With Election So Far Off, Vitter Has Time to Mend
The revelation this week that Sen. David Vitter (R) was a client of the “D.C. Madam,” real name Deborah Palfrey, certainly set Capitol Hill and Cajun tongues wagging, but it is unclear how much damage his admission and apology will do to his career.
Vitter is not up for re-election until 2010.
“It’s interesting politically; there is really kind of a double-standard on these issues,” said Tony Perkins, president of the Family Research Council. “Republicans seem to be held to a higher standard — especially if they champion these issues — than Democrats, and voters do remember that.
“He is going to have re-establish the trust of the voters,” added Perkins, who served in the Louisiana Legislature with Vitter and is friends with the first-term Senator.
As long as politicians are contrite and seek private and public “redemption” for their adultery, American voters have proved they are rather forgiving, Perkins said.
But that could change depending on the circumstances, he conceded.

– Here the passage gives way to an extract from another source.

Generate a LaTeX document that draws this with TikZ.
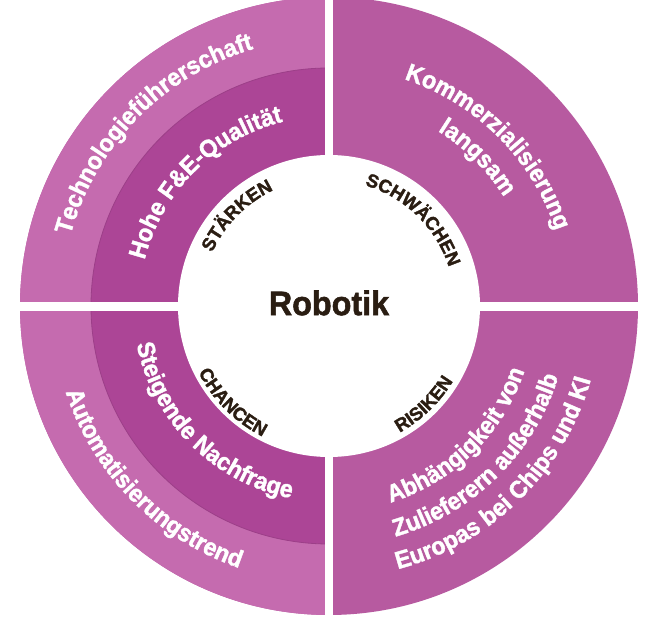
\documentclass[tikz,border=0pt]{standalone}
\usepackage{fontspec}
\setmainfont{Liberation Sans}
\newfontfamily\mainF[BoldFeatures={FakeBold=1.6,FakeStretch=0.95}]{Liberation Sans}
\newfontfamily\labF[BoldFeatures={FakeBold=1.8}]{Liberation Sans}
\usetikzlibrary{decorations.text}
\definecolor{outerL}{HTML}{C56BAF}
\definecolor{innerL}{HTML}{AC4596}
\definecolor{rightC}{HTML}{B75AA0}
\definecolor{lineL}{HTML}{9C3F88}
\definecolor{darktxt}{HTML}{2A1D12}
\newcommand\bigfnt{\mainF\fontsize{24.5}{28}\selectfont\bfseries}
\newcommand\labfnt{\labF\fontsize{18.5}{22}\selectfont\bfseries}
% clockwise arc text (tops outward): angle, radius, font, colour, text
\newcommand\arcCW[5]{\path[decorate, decoration={text along path, text align=center, text color=#4, text={|#3|#5}}] (#1+70:#2) arc[start angle=#1+70, end angle=#1-70, radius=#2];}
% counter-clockwise arc text (tops inward)
\newcommand\arcCCW[5]{\path[decorate, decoration={text along path, text align=center, text color=#4, text={|#3|#5}}] (#1-70:#2) arc[start angle=#1-70, end angle=#1+70, radius=#2];}
\begin{document}
\begin{tikzpicture}[x=1pt,y=1pt]
\useasboundingbox (0,0) rectangle (648,624);
\clip (0,0) rectangle (648,624);
\begin{scope}[shift={(329,318)}]
  \fill[rightC] (0,0) circle (309);
  \fill[outerL] (90:309) arc[start angle=90, end angle=270, radius=309] -- cycle;
  \fill[innerL] (90:238) arc[start angle=90, end angle=270, radius=238] -- cycle;
  \draw[lineL, line width=0.8] (90:238) arc[start angle=90, end angle=270, radius=238];
  \fill[white] (0,0) circle (151);
  \fill[white] (-4,-330) rectangle (4,330);
  \fill[white] (-340,-5) rectangle (340,4);
  % texts
  \arcCW{135.5}{268}{\bigfnt}{white}{Technologieführerschaft}
  \arcCW{135}{190}{\bigfnt}{white}{Hohe F{\&}E-Qualität}
  \arcCW{135.5}{128.5}{\labfnt}{darktxt}{STÄRKEN}
  \arcCW{45.7}{126}{\labfnt}{darktxt}{SCHWÄCHEN}
  \arcCW{45}{239}{\bigfnt}{white}{Kommerzialisierung}
  \arcCW{45}{206}{\bigfnt}{white}{langsam}
  \arcCCW{-45.5}{206}{\bigfnt}{white}{Abhängigkeit von}
  \arcCCW{-45.5}{240}{\bigfnt}{white}{Zulieferern außerhalb}
  \arcCCW{-45.5}{272}{\bigfnt}{white}{Europas bei Chips und KI}
  \arcCCW{-46}{145}{\labfnt}{darktxt}{RISIKEN}
  \arcCCW{225}{146.5}{\labfnt}{darktxt}{CHANCEN}
  \arcCCW{225}{196}{\bigfnt}{white}{Steigende Nachfrage}
  \arcCCW{224.6}{277}{\bigfnt}{white}{Automatisierungstrend}
\end{scope}
\node[font=\mainF\fontsize{34}{38}\selectfont\bfseries, text=darktxt] (title) at (329,321) {Robotik};
\end{tikzpicture}
\end{document}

Vitter’s 2004 Senate race was dogged by rumors that he had an ongoing relationship with a New Orleans prostitute. After raising more than $700,000 for a gubernatorial campaign, then-Rep. Vitter bowed out of the 2003 gubernatorial race citing “family concerns.”
On Tuesday, Jeanette Maier, who admitted in 2003 to running a New Orleans brothel, told The Times-Picayune that Vitter frequented her establishment starting in the mid-1990s and ending before federal agents raided it in 2001.
Some Christian groups, whom Vitter has depended on for political support in the past, may not be as forgiving as Perkins.
He already angered a number of them when he endorsed former New York Mayor Rudy Giuliani’s (R) presidential campaign earlier this year.